WPSU

Sunday, September 12, 2010

Carpe Carpum

Put on your helmet.  Now, look closer . . .  closer . . .
Docked at Tall Timbers Marina in Havana on Friday, we heard an odd clicking sound near the stern of our boat. We checked, and the water was dotted with little dimples.

It was hundreds of silver carp--small ones--coming to the surface to gulp air.

The next morning I woke to vigorous and sustained splashing. A foot-long silver carp had leaped into our dinghy.

The narrow little boat was half full of water from rain overnight, so the fish was still very much alive and thrashing vigorously.  The Cap'n grabbed our small fish net and managed to flip the carp out of the boat and back into the water.


Later that morning, out on the river, we came up behind a tow moving (if you can believe it) slower than us.  The towboat captain radioed permission to pass.  He was doing about 5 mph, we were flying along at 6 mph, so it took a long time to actually overtake him.  In the mean time we'd edged over to the side of the channel, in shallow water, and the carp were going wild.  Roughly every 10 seconds, four or five silver missiles would splat--bam! bam! bam!--against the boat's steel wall, and flop back in the water.  Then a fish landed in the dinghy, flopping crazily.  Then another.  And then one flew right onto the deck beneath the Captain's feet.
Typical carpoid trajectory: A high parabola peaking about 6 feet above the water.  Now picture one carp/second.

We'd read the reports that carp jump into boats, of course.  We'd watched the U-tube videos. It's a whole 'nother ball 'o wax when it actually happens to you.  These were BIG fish.  Think lake trout--that's about the size.  Handsome, silver-sided, and VERY active, flopping all around.  Here's the thing about silver carp--as they flop around, they ooze slime, AND (the biggest ick factor) they bleed rather actively from their gills.  Almost before you could say "Jumping Carp, Batman!" the deck was awash in pink ooze and the dinghy was an icky bowl of fish soup.

So after that experience we've added a few things to our daily routine. We have a checklist before we set out each morning: Check the bilges, check the batteries, fire up the GPS, get binoculars and life jackets out, check the fenders to make sure they're securely tied, cast off and coil the lines, note our departure time in the log. To that we now add, muster the "carp kit": heavy-duty rubber gloves, hand-held fishing net, boat hook, and (most importantly) bucket and mop.

All along the Illinois River, we've spotted turkey vultures in large numbers.  This morning, as we started out, turkey vultures were launching, one at a time, from the riverbank, red heads thrust forward eagerly, flapping purposefully, crossing in front of us in a steady stream, one after another after another . . .  like commuters merging on the freeway, off to work.
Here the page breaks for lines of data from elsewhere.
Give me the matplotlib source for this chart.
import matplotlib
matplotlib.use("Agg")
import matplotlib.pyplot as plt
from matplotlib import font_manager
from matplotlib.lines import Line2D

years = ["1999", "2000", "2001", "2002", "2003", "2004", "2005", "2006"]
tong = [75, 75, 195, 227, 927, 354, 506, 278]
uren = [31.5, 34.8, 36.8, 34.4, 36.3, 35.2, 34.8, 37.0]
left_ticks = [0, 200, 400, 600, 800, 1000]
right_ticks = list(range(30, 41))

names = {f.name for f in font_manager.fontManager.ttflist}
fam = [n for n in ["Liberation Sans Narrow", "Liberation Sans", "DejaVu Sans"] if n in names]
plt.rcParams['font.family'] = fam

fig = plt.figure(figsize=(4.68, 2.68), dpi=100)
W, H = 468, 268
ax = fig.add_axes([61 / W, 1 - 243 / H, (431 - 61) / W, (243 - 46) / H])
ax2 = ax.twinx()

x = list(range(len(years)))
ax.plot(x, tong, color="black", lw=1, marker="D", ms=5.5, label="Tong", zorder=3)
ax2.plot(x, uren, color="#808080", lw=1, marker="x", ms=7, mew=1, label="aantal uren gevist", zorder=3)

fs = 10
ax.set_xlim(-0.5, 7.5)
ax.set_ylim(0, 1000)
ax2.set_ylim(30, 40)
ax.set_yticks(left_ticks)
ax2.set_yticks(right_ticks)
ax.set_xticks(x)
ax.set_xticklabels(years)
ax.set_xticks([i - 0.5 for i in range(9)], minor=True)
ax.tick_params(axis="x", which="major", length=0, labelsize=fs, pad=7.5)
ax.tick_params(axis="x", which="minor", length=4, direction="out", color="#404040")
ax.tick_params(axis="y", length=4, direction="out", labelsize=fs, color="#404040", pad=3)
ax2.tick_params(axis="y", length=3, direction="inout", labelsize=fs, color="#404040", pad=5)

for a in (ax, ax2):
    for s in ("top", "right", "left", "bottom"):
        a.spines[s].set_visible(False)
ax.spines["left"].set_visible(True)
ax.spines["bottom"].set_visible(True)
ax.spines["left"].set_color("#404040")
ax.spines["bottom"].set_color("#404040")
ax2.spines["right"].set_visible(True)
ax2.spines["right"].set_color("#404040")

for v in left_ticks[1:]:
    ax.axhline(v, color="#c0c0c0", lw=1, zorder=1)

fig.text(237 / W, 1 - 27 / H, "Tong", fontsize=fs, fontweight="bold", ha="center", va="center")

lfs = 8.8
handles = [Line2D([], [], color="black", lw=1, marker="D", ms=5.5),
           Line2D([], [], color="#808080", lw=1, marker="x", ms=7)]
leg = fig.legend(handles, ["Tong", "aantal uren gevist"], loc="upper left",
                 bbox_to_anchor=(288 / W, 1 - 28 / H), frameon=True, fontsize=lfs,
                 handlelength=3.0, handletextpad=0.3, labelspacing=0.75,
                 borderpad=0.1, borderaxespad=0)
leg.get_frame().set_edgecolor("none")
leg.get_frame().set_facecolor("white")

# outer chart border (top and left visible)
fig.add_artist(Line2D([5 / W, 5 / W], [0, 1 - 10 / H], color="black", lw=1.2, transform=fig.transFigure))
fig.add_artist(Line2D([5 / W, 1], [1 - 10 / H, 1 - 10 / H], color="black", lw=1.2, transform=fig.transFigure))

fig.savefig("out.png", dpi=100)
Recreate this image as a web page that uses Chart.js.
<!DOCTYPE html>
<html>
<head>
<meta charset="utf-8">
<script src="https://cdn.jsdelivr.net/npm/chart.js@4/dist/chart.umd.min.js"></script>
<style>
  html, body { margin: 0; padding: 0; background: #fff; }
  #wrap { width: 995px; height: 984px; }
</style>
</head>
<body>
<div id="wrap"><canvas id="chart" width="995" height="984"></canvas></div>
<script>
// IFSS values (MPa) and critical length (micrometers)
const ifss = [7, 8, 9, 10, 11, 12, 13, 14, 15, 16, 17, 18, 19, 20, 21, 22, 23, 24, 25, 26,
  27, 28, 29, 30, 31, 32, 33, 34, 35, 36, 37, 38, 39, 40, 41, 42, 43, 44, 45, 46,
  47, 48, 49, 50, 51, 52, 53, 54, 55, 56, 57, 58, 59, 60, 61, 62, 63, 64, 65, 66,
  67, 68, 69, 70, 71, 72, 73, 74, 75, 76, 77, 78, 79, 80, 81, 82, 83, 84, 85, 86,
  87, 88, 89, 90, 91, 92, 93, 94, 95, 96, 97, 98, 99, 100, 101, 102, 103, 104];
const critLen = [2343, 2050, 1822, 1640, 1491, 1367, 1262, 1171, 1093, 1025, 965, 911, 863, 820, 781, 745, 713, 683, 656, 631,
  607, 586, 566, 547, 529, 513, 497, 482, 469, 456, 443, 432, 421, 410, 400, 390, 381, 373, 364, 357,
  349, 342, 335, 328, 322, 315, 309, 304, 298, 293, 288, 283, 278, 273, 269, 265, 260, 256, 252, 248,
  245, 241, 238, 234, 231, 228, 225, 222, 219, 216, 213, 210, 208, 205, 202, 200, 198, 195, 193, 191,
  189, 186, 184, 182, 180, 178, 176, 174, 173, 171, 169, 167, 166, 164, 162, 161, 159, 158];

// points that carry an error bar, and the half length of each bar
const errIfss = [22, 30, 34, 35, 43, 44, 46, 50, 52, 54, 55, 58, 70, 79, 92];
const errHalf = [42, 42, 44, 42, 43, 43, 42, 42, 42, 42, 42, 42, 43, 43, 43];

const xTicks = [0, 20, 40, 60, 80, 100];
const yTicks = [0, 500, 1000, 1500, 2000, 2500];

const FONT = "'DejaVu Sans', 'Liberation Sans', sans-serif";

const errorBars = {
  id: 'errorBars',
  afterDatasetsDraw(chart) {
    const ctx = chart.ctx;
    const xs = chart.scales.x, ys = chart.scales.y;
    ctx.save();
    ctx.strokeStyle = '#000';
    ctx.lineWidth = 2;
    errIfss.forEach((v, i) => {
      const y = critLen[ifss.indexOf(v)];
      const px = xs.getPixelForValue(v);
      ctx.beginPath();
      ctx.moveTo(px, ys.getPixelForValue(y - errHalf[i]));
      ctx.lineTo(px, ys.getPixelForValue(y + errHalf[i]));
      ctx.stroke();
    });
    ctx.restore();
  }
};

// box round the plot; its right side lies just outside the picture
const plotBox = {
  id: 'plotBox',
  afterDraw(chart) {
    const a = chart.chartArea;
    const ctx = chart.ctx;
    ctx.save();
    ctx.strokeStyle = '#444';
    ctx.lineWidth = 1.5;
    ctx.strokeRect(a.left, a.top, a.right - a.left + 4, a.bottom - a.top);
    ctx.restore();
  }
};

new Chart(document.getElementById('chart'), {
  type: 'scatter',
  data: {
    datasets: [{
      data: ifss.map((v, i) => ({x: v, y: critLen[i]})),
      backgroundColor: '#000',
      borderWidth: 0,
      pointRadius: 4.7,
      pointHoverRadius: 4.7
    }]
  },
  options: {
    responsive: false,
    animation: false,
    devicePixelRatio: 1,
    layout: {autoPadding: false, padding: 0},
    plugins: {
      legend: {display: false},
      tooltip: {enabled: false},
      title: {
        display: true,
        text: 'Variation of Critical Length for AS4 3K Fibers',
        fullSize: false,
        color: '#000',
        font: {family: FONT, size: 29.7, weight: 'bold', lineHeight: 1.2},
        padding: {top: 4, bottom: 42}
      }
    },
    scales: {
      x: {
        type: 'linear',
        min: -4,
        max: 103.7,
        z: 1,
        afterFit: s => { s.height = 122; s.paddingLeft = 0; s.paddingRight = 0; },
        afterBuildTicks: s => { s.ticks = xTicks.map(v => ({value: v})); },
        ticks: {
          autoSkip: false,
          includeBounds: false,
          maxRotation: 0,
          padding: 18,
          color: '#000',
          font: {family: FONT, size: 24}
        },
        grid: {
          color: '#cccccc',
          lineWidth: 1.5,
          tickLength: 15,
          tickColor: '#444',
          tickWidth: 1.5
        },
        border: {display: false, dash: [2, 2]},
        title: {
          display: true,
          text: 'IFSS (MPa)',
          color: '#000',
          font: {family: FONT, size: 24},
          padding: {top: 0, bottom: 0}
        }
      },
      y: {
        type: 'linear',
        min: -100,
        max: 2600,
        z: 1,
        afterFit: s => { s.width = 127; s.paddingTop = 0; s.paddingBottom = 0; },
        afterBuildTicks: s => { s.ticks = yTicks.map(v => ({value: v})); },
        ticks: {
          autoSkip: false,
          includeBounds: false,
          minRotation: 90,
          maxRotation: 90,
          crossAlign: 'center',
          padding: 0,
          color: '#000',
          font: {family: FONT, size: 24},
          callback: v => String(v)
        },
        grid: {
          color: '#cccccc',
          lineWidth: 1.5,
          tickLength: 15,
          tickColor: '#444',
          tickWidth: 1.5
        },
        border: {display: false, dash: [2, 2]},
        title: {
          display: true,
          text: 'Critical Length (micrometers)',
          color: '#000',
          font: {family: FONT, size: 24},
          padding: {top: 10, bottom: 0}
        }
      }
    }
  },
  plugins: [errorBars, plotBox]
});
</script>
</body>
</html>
Ten years ago, the USFWS Breeding Bird Survey reported that turkey vulture populations were on the rise.  Scientists attributed the significant bump in numbers to increased car traffic . . .  and the accompanying increase in roadkill--which is food for vultures.

Is the current "carp-splosion" responsible for a further increase in turkey vulture populations?  I can't help but think there's a nice Ph.D. thesis out there, waiting, here on the river, for someone who wants to--ahem--carpe dieum.